→ Objective
Identify and copy all lines of the material where the string "React" is found.
··· Records for this task
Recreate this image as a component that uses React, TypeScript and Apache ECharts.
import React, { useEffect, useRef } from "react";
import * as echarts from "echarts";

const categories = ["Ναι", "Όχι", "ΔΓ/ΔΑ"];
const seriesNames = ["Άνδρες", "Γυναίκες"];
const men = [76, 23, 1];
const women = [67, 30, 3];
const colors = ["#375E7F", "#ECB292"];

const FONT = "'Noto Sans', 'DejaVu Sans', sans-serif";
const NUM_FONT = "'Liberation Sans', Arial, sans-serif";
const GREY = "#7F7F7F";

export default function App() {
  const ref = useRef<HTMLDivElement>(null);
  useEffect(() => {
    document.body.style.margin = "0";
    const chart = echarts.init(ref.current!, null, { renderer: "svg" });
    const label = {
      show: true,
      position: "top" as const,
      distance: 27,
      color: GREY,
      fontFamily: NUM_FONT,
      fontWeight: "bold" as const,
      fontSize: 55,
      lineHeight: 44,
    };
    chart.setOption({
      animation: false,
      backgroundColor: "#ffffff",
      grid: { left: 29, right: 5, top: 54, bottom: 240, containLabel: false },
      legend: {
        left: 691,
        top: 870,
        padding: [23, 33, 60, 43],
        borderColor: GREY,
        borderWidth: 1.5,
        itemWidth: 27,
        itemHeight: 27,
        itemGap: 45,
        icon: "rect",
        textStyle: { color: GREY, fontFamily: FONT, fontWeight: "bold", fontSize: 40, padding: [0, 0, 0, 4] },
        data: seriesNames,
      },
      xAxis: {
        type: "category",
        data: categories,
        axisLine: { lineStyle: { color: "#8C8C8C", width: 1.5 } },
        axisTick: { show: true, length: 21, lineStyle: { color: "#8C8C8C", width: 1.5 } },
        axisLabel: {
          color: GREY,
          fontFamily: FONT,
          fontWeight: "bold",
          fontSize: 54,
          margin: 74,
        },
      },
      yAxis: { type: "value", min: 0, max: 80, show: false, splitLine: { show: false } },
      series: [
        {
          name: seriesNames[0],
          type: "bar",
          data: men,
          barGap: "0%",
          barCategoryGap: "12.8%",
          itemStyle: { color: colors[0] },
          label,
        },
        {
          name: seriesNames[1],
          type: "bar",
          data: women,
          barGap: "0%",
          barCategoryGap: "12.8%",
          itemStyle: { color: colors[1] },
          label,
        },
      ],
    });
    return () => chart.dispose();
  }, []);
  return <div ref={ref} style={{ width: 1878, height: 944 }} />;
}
······
··· Records for this task
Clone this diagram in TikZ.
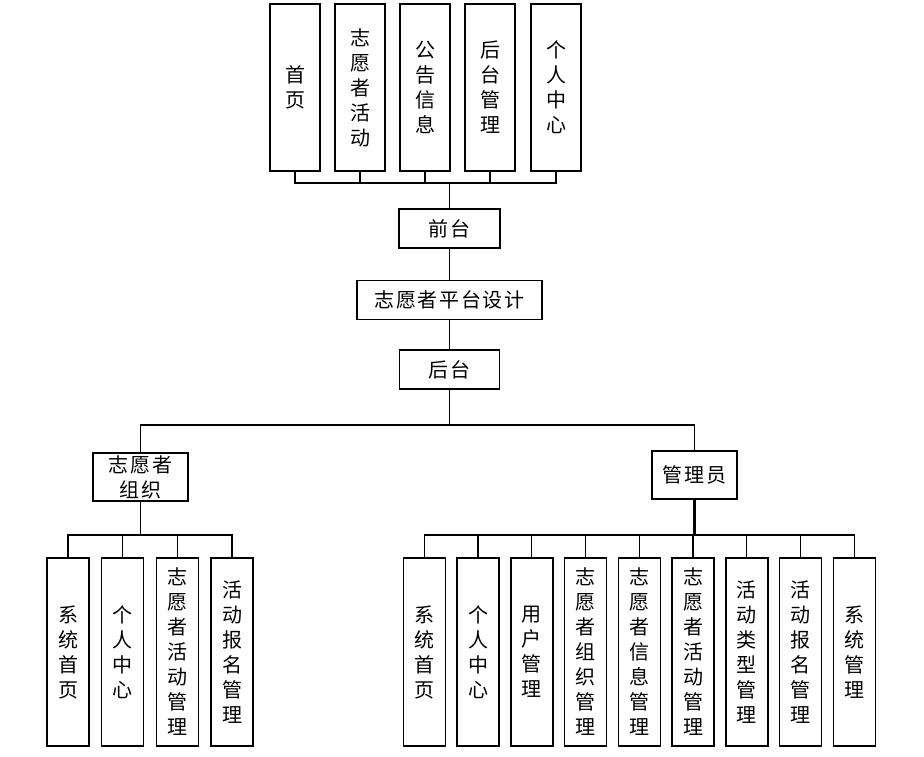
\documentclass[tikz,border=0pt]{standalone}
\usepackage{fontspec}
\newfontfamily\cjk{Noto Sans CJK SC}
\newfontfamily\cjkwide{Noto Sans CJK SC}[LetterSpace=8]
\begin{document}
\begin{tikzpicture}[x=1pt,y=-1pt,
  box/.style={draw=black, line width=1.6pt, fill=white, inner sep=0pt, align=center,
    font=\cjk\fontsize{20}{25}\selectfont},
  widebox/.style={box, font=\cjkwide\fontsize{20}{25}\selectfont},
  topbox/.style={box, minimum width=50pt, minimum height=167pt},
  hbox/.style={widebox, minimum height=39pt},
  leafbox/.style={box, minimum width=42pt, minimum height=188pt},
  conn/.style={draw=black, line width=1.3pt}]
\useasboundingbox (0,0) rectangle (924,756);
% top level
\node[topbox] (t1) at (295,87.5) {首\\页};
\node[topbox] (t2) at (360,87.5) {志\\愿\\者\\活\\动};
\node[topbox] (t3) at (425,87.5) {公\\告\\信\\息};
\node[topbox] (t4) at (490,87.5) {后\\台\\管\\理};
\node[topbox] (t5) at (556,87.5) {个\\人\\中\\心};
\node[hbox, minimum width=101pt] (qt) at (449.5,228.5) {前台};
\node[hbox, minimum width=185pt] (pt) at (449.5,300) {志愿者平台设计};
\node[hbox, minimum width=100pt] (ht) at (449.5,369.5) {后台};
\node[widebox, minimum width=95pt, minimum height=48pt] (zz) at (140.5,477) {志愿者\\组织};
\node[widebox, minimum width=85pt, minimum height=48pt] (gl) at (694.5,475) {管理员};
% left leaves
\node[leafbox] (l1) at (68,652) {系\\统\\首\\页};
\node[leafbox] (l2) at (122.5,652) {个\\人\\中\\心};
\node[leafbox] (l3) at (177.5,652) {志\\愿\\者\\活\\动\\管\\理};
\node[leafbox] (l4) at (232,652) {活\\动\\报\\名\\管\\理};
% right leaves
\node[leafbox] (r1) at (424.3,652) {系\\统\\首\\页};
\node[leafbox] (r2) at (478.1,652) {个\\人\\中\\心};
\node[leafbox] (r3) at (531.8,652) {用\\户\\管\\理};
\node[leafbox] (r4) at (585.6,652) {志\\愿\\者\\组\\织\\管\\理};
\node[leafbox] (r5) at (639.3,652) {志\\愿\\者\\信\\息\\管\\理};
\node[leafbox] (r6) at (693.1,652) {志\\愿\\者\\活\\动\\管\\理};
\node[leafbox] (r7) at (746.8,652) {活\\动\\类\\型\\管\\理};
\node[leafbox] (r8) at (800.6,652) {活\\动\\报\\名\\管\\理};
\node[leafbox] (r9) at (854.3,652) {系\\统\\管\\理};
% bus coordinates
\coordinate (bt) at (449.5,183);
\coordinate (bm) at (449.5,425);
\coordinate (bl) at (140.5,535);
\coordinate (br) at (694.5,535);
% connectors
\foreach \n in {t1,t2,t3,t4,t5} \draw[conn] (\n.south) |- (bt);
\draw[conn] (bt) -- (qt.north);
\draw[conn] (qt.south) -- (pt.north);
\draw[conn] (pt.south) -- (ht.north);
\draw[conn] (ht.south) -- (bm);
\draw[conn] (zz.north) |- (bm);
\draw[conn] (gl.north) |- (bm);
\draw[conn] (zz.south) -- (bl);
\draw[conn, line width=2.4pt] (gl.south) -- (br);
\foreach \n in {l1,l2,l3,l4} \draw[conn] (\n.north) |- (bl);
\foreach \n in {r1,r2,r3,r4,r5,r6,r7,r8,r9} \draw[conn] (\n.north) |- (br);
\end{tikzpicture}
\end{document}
······
→ Solution for this task
Recreate this image as a component that uses React, TypeScript and Apache ECharts.
import React, { useEffect, useRef } from "react";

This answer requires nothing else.